Madam Cecilia Ibru, as she was fondly called, was the managing director and chief executive officer of Oceanic Bank, one of the ‘happening’ banks in the country. She began her working career at the Ibru Organisation as project director in 1978. After two years in this role, she went on to serve as international finance coordinator, a position she held until 1990 when she began to work in Oceanic Bank as general manager.

After seven years, she was promoted to the position of managing director and CEO. The bank began as a small family-owned institution, but grew into one of the nation’s largest publicly quoted institutions during her stewardship despite allegations of financial recklessness against her. For instance, on August 13, 2009, she was among five bank CEOs who were dismissed by the Central Bank of Nigeria (CBN) over financial scandals.

Writing about Ibru, Oladapo Sofowora said, “At her prime as the head of Oceanic Bank, Mrs. Cecilia Ibru commanded immense respect from all and sundry. She was a socialite of high repute with a heavy financial war chest to fund her lifestyle. She was classy, highly cerebral, cosmopolitan, stylish and well-composed. She is well lettered in finance and economics. Her home was a Mecca of sorts for favour seekers who needed one financial help or the other. She was indeed generous to a fault. During her reign, several businesses benefited from her milk of kindness until everything went awry.” Lately, no one knows where this woman with a large heart is again.

Clement Ebri

Clement Ebri was the governor of Cross River state who was elected on the platform of the National Republican Convention (NRC) between January 1992 and November 17, 1993, during the aborted Third Republic. He left office after the military coup that brought Gen. Sani Abacha to power in 1993. Ebri was said to be a strong supporter of Gen. Ibrahim Babangida, who had initiated the short-lived third republic. Before entering politics, he had an impressive working career in the private sector, for instance, he was editor of the Nigerian Chronicle and at different times director of Mercantile Bank of Nigeria and Savannah Bank of Nigeria. Prior to 2006, he was a member of All Nigeria Peoples Party (ANPP) but left the party to become a founding member of the Progressive Peoples Alliance (PPA) as its national chairman for reasons best known to him.

In that same year, he urged the federal government led by Chief Olusegun Obasanjo to do everything possible to reform the Independent National Electoral Commission (INEC) in order to ensure free and fair elections in the 2007 general elections. After that election, he led his party into the Government of National Unity (GNU) of late President Umaru Yar’Adua. Even though he was being condemned for the move, he stoutly defended it that PPA had not compromised in joining the GNU.

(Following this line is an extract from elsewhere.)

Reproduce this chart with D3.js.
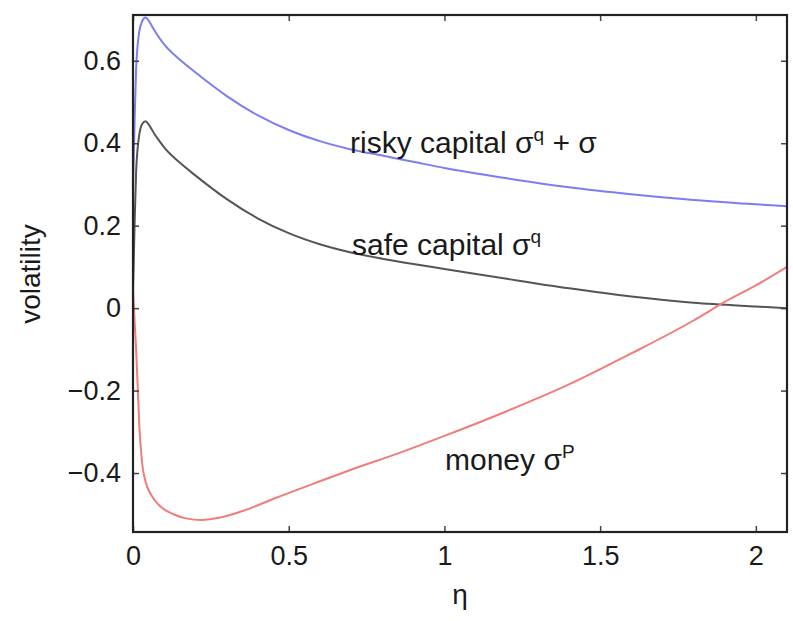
<!DOCTYPE html>
<html><head><meta charset="utf-8">
<script src="https://cdn.jsdelivr.net/npm/d3@7"></script>
<style>body{margin:0;background:#fff}svg{display:block}text{font-family:"Liberation Sans",Arial,sans-serif;fill:#1a1a1a}</style>
</head><body><svg id="c" width="793" height="621"></svg>
<script>
const etaRisky = [0,0.005,0.01,0.02,0.03,0.04,0.05,0.06,0.07,0.085,0.1,0.15,0.2,0.3,0.4,0.5,0.6,0.7,0.8,0.9,1.0,1.2,1.4,1.6,1.8,2.0,2.1];
const risky    = [0.29,0.45,0.58,0.67,0.697,0.705,0.698,0.685,0.672,0.655,0.64,0.603,0.572,0.515,0.468,0.432,0.405,0.385,0.37,0.355,0.34,0.315,0.293,0.276,0.262,0.252,0.247];
const etaSafe  = [0,0.005,0.01,0.02,0.03,0.04,0.05,0.06,0.07,0.085,0.1,0.15,0.2,0.3,0.4,0.5,0.6,0.7,0.8,0.9,1.0,1.2,1.4,1.6,1.8,2.0,2.1];
const safe     = [0.04,0.2,0.33,0.42,0.447,0.453,0.446,0.434,0.421,0.405,0.39,0.353,0.322,0.265,0.218,0.182,0.155,0.135,0.12,0.107,0.095,0.071,0.048,0.028,0.013,0.004,0.0];
const etaMoney = [0,0.005,0.01,0.015,0.02,0.03,0.04,0.06,0.08,0.1,0.13,0.17,0.22,0.28,0.36,0.46,0.6,0.7,0.86,1.0,1.2,1.4,1.6,1.8,1.9,2.0,2.1];
const money    = [0.05,-0.03,-0.1,-0.19,-0.28,-0.38,-0.42,-0.455,-0.475,-0.488,-0.5,-0.51,-0.514,-0.508,-0.49,-0.46,-0.42,-0.392,-0.35,-0.31,-0.25,-0.185,-0.11,-0.03,0.015,0.055,0.1];
const xTicks = [0,0.5,1,1.5,2];
const xTickLabels = ["0","0.5","1","1.5","2"];
const yTicks = [-0.4,-0.2,0,0.2,0.4,0.6];
const yTickLabels = ["\u22120.4","\u22120.2","0","0.2","0.4","0.6"];

const L=133,R=787,T=15,B=532;
const x=d3.scaleLinear().domain([0,2.1]).range([L,R]);
const y=d3.scaleLinear().domain([-0.543,0.711]).range([B,T]);
const svg=d3.select("#c");

const line=d3.line().x(d=>x(d[0])).y(d=>y(d[1])).curve(d3.curveMonotoneX);
const series=[
  {e:etaRisky,v:risky,c:"#7d7df2"},
  {e:etaSafe,v:safe,c:"#555555"},
  {e:etaMoney,v:money,c:"#f07c7c"}
];
svg.append("clipPath").attr("id","cp").append("rect").attr("x",L).attr("y",T).attr("width",R-L).attr("height",B-T);
svg.append("g").attr("clip-path","url(#cp)").selectAll("path").data(series).join("path")
  .attr("d",s=>line(s.e.map((e,i)=>[e,s.v[i]])))
  .attr("fill","none").attr("stroke",s=>s.c).attr("stroke-width",2);

const fmtX=(d,i)=>xTickLabels[i], fmtY=(d,i)=>yTickLabels[i];
const ax=[
  {g:d3.axisBottom(x).tickValues(xTicks).tickFormat(fmtX).tickSizeInner(-6).tickSizeOuter(0).tickPadding(14),t:`translate(0,${B})`},
  {g:d3.axisTop(x).tickValues(xTicks).tickFormat("").tickSizeInner(-6).tickSizeOuter(0),t:`translate(0,${T})`},
  {g:d3.axisLeft(y).tickValues(yTicks).tickFormat(fmtY).tickSizeInner(-6).tickSizeOuter(0).tickPadding(12),t:`translate(${L},0)`},
  {g:d3.axisRight(y).tickValues(yTicks).tickFormat("").tickSizeInner(-6).tickSizeOuter(0),t:`translate(${R},0)`}
];
ax.forEach(a=>{
  const g=svg.append("g").attr("transform",a.t).call(a.g);
  g.select(".domain").remove();
  g.selectAll(".tick line").attr("stroke","#444").attr("stroke-width",1.5);
  g.selectAll("text").style("font-size","27px").attr("fill","#1a1a1a");
});
svg.append("rect").attr("x",L).attr("y",T).attr("width",R-L).attr("height",B-T)
  .attr("fill","none").attr("stroke","#222").attr("stroke-width",2.2);

svg.append("text").attr("x",(L+R)/2).attr("y",604).attr("text-anchor","middle").style("font-size","28px").text("\u03b7");
svg.append("text").attr("transform","translate(40,274) rotate(-90)").attr("text-anchor","middle").style("font-size","28px").text("volatility");

function ann(xp,yp,parts){
  const t=svg.append("text").attr("x",xp).attr("y",yp).style("font-size","30px");
  parts.forEach(p=>{
    const s=t.append("tspan").text(p.t);
    if(p.sup) s.attr("dy",-12).style("font-size","19px");
    if(p.back) s.attr("dy",12);
  });
}
ann(350,153,[{t:"risky capital \u03c3"},{t:"q",sup:true},{t:" + \u03c3",back:true}]);
ann(352,255,[{t:"safe capital \u03c3"},{t:"q",sup:true}]);
ann(445,470,[{t:"money \u03c3"},{t:"P",sup:true}]);
</script></body></html>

“We felt we should as well help to stabilise the polity and add value to governance,” he noted. In 2009, he was full of praises for the Appeal Court in Port Harcourt’s stand on annulling the decision of Abia State Elections Tribunal to replace Theodore Orji of PPA as governor in place of Onyema Ugochukwu of the PDP. In 2009, barely two weeks after Ikedi Ohakim as Imo state governor defected from PPA to PDP, Ebri resigned from the party chairmanship position claiming that he was stepping aside from politics; however, just when the APC was formed, he joined the fold. In 2018, he was among the major contenders for the position of national chairman, but lost to Adams Oshiomhole. Since then not much has been heard about him.

Helen Esuene

Mrs. Helen Esuene was the minister of state for health. Later, she was moved to the environment and housing ministry under former President Olusegun Obasanjo between 2005 and 2007. On leaving office following the end of Obasanjo’s regime, she contested election and won the senatorial seat to represent Akwa Ibom South in the National Assembly from 2011 to 2015.

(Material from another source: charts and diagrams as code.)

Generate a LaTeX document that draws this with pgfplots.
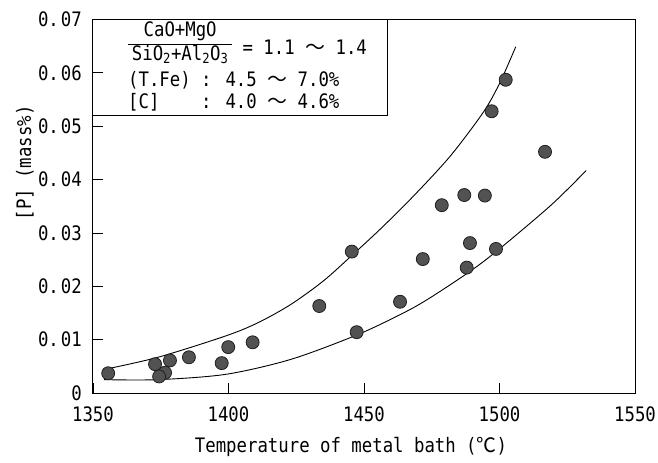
\documentclass[border=0pt]{standalone}
\usepackage{fontspec}
\usepackage{pgfplots}
\pgfplotsset{compat=1.18}
\setmainfont[FakeStretch=0.87]{DejaVu Sans Mono}
\newfontfamily\cjk{Noto Sans CJK JP}
\newcommand{\fracbox}{\vbox{\offinterlineskip\halign{\hfil##\hfil\cr
  \strut CaO+MgO\cr\noalign{\hrule height 1bp}
  \hbox to 104bp{\hfil\strut SiO\textsubscript{2}+Al\textsubscript{2}O\textsubscript{3}\hfil}\cr}}}

\pgfplotstableread{
T P
1355.6 0.0037
1372.9 0.0054
1378.4 0.0061
1376.6 0.0038
1374.4 0.0031
1385.4 0.0067
1397.5 0.0056
1399.9 0.0086
1408.9 0.0095
1433.5 0.0163
1445.5 0.0265
1447.3 0.0114
1463.3 0.0171
1471.7 0.0251
1478.7 0.0352
1487.0 0.0371
1494.6 0.0370
1489.1 0.0281
1498.7 0.0270
1487.9 0.0235
1497.1 0.0528
1502.3 0.0587
1516.8 0.0452
}\pointdata

\pgfplotstableread{
T P
1354 0.0044
1374 0.0067
1399 0.0107
1411 0.0132
1423 0.0166
1435 0.0210
1446 0.0260
1457 0.0312
1469 0.0373
1482 0.0445
1494 0.0526
1500 0.0580
1506 0.0649
}\upperdata

\pgfplotstableread{
T P
1354 0.0025
1374 0.0025
1399 0.0035
1423 0.0063
1447 0.0108
1463 0.0146
1473 0.0174
1488 0.0224
1499 0.0266
1519 0.0352
1532 0.0417
}\lowerdata

\begin{document}
\fontsize{20}{23}\selectfont
\begin{tikzpicture}
\useasboundingbox (-93bp,-70bp) rectangle (565bp,393bp);
\begin{axis}[
  at={(0,0)}, anchor=south west,
  scale only axis, width=542bp, height=373.5bp,
  xmin=1350, xmax=1550, ymin=0, ymax=0.07,
  xtick={1350,1400,1450,1500,1550},
  xticklabels={1350,1400,1450,1500,1550},
  ytick={0,0.01,0.02,0.03,0.04,0.05,0.06,0.07},
  yticklabels={0,0.\hspace{2bp}01,0.\hspace{2bp}02,0.\hspace{2bp}03,0.\hspace{2bp}04,0.\hspace{2bp}05,0.\hspace{2bp}06,0.\hspace{2bp}07},
  scaled y ticks=false,
  tick align=inside, xtick pos=bottom, ytick pos=left,
  major tick length=10bp,
  tick style={black, line width=0.8bp},
  axis line style={line width=1bp},
  yticklabel style={inner sep=0pt, xshift=-11bp},
  xticklabel style={inner sep=0pt, yshift=-14bp},
  xlabel={Temperature of metal bath ({\cjk ℃})},
  ylabel={[P] (mass\%)},
  xlabel style={at={(axis description cs:0.476,-0.1446)}, anchor=center, inner sep=0pt},
  ylabel style={at={(axis description cs:-0.1255,0.616)}, anchor=center, inner sep=0pt},
  clip=false,
]
\addplot[black, line width=0.9bp, smooth, no marks] table[x=T,y=P] {\upperdata};
\addplot[black, line width=0.9bp, smooth, no marks] table[x=T,y=P] {\lowerdata};
\addplot[only marks, mark=*, mark size=6.5bp, mark options={fill=black!68, draw=black!88, line width=0.8bp}] table[x=T,y=P] {\pointdata};
\draw[line width=1bp] (rel axis cs:0,1) rectangle (axis cs:1458.5,0.0521);
\node[anchor=base west, inner sep=0pt] at (axis cs:1362.9,0.0635)
  {\raisebox{5bp}{$\vcenter{\fracbox}$} = 1.1 {\cjk 〜} 1.4};
\node[anchor=base west, inner sep=0pt] at (axis cs:1362.9,0.0575)
  {(T.Fe) : 4.5 {\cjk 〜} 7.0\%};
\node[anchor=base west, inner sep=0pt] at (axis cs:1362.9,0.0534)
  {[C]\hphantom{Fe)} : 4.0 {\cjk 〜} 4.6\%};
\end{axis}
\end{tikzpicture}
\end{document}
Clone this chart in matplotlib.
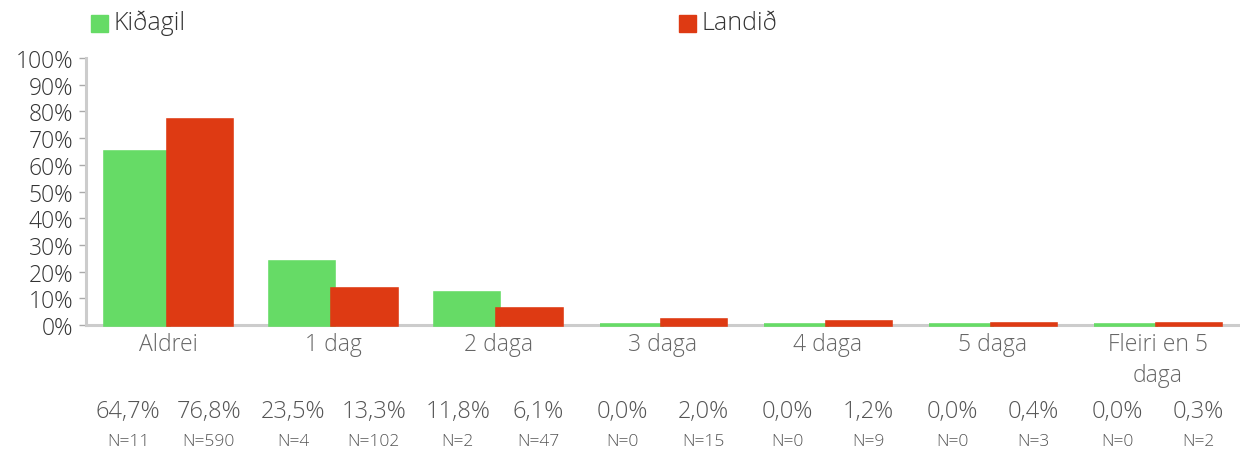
import matplotlib
matplotlib.use("Agg")
import matplotlib.pyplot as plt
import matplotlib.transforms as mtransforms
import numpy as np

categories = ["Aldrei", "1 dag", "2 daga", "3 daga", "4 daga", "5 daga", "Fleiri en 5\ndaga"]
series_names = ["Kiðagil", "Landið"]
kidagil = [64.7, 23.5, 11.8, 0.0, 0.0, 0.0, 0.0]
landid = [76.8, 13.3, 6.1, 2.0, 1.2, 0.4, 0.3]
kidagil_n = [11, 4, 2, 0, 0, 0, 0]
landid_n = [590, 102, 47, 15, 9, 3, 2]
yticks = [0, 10, 20, 30, 40, 50, 60, 70, 80, 90, 100]

green = "#66DB66"
red = "#DE3A13"

plt.rcParams['font.family'] = ['Open Sans', 'DejaVu Sans']
plt.rcParams['font.weight'] = 'light'

fig = plt.figure(figsize=(12.4, 4.52), dpi=100)
W, H = 1240, 452
ax = fig.add_axes([86 / W, 1 - 326 / H, (1240 - 86) / W, (326 - 59) / H])

x = np.arange(len(categories))
bw = 0.39
for xs, vals, col in [(x - 0.19, kidagil, green), (x + 0.19, landid, red)]:
    bars = ax.bar(xs, vals, width=bw, color=col, edgecolor=col, linewidth=2.6, zorder=4)
    for b in bars:
        b.set_clip_on(False)

ax.set_xlim(-0.5, len(categories) - 0.5)
ax.set_ylim(0, 100)
ax.set_yticks(yticks)
ax.set_yticklabels([f"{v}%" for v in yticks], fontsize=16.5, color="#333333")
ax.set_xticks(x)
ax.set_xticklabels(categories, fontsize=16.5, color="#666666", linespacing=1.4)
ax.tick_params(axis='x', length=0, pad=5)
ax.tick_params(axis='y', length=5, width=1, color="#aaaaaa", pad=4)

for s in ["top", "right"]:
    ax.spines[s].set_visible(False)
ax.spines["left"].set_color("#cccccc")
ax.spines["left"].set_linewidth(2.2)
ax.spines["bottom"].set_color("#cccccc")
ax.spines["bottom"].set_linewidth(2.2)
ax.spines["bottom"].set_zorder(3)

trans = mtransforms.blended_transform_factory(ax.transData, fig.transFigure)
for i in range(len(categories)):
    for off, v, n in [(-0.245, kidagil[i], kidagil_n[i]), (0.245, landid[i], landid_n[i])]:
        fig.text(i + off, 1 - 412 / H, f"{v:.1f}%".replace(".", ","), transform=trans,
                 ha="center", va="center", fontsize=17, color="#555555")
        fig.text(i + off, 1 - 442 / H, f"N={n}", transform=trans,
                 ha="center", va="center", fontsize=12.5, color="#555555")

# legend
for xpos, name, col in [(91, series_names[0], green), (679, series_names[1], red)]:
    fig.patches.append(plt.Rectangle((xpos / W, 1 - 33 / H), 17 / W, 17 / H,
                                     transform=fig.transFigure, color=col, figure=fig))
    fig.text((xpos + 22) / W, 1 - 23 / H, name, ha="left", va="center",
             fontsize=18, color="#333333")

fig.savefig("out.png", dpi=100)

Esuene was elected into the Senate in 2011 and did not return because she had to honour an agreement she made with her people.

“When I was campaigning for the Senate in my senatorial district, the unwritten agreement among the people of my district was that each federal constituency that occupies the senatorial seat should go for two terms and then it would move to the next federal constituency. You know when Senator Udo Udoma was here, he was representing Ikot Abasi federal constituency and he was here for two terms. Thereafter, Mrs. Ekaette came on board and she represented Eket federal constituency.

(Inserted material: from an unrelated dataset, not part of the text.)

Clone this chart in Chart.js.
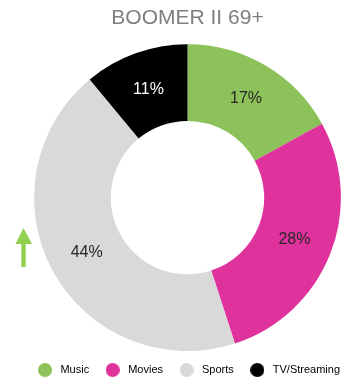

“I am from Eket as well. So, by next year, Eket federal constituency would have done two tenures. And it is supposed to move to the third federal constituency which is Oron. And when I was going to contest, it was a deep pushing during my campaign. And the issue was that ‘since you are going for the first time, are you sure that you would not want to go back’? That was the fear they had. And I gave them my word that I would do one term and leave. So, I wouldn’t want to go back on my words,” she said.

Esuene was a first lady of Old South Eastern states and almost became first lady of Nigeria because her late husband, Brigadier General Udoakagha Jacob Esuene (retd.) was the presidential aspirant of then defunct Social Democratic Party (SDP). Writing about her, a social commentator, Nseobong Okon-Ekong said, “As there is no school for widows to go learn how to overcome the emotional trauma of losing their spouse, Chief (Mrs.) Helen Esuene, wife of the late former military governor of the then Cross River state, Chief Udokaha J. Esuene had to depend on instinct to give meaning to her life again. If she were to write a book now, it would focus on how widows of famous men can find their feet after the demise of their husbands.

“There may be no guarantee that what has worked for her may work for someone else, but she has since put together other workable approaches in a book that she is tinkering with. Her late husband was a distinguished pilot who flew fighter planes in the Nigerian Air Force. He became a military governor for seven years, reigning over what is now Akwa Ibom and Cross River states. In the run-up to the 1993 presidential election, he was one of the candidates seeking the presidential ticket of the Social Democratic Party (SDP).”

Lately, not much has been heard about this woman again.